The story begins in the late 1960s, when a Hawaiian-born martial arts instructor named Mike Stone met Elvis and his wife Priscilla at a karate competition. Stone, who would eventually relocate to Huntington Beach, ran into the couple again in 1972 at one of Elvis's Las Vegas performances. Soon, at the suggestion of Elvis, Priscilla began learning martial arts under Stone’s tutelage. By this time, Stone had opened a school in Westminster, which Presley would drive to from her Los Angeles home. Eventually, she gave up commuting and began training with Chuck Norris, who ran a program closer to her home.

But she also began a romantic relationship with Stone.

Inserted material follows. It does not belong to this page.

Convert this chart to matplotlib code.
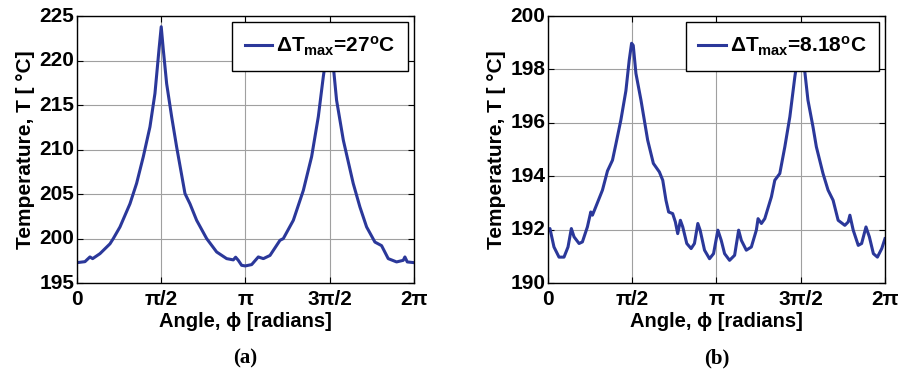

This love affair would eventually be the undoing of her marriage with Elvis. In 1975, the couple split and Priscilla had one of her horses, Domino (a gift from Elvis) shipped from Graceland to Huntington Beach where it lived at the Reynolds Boarding Stables.

In the early 1970s, Presley had also had started taking martial arts lessons from Mike Stone (who had become a 10th-degree black belt). However, Elvis was too big a celebrity to take classes at Stone’s Westminster studio. Rather, Presley would visit the trainer at his home, located in a housing tract on Edwards Avenue between Warner and Heil Avenue.

Jay Meyers, who lived just around the corner from Stone in the early 1970s, explained to me how he would often see Elvis in the neighborhood. “I was in my early teens and as kids we would see the limo pull into the tract. We'd be riding our bikes and recognized the limo after a few times and he would roll down the window down and wave to us. It made us feel on top of the world that Elvis waved at us.”

He may have left the proverbial building, but the legacy of Presley remains in Orange County, where some kids in Huntington Beach remain all shook up.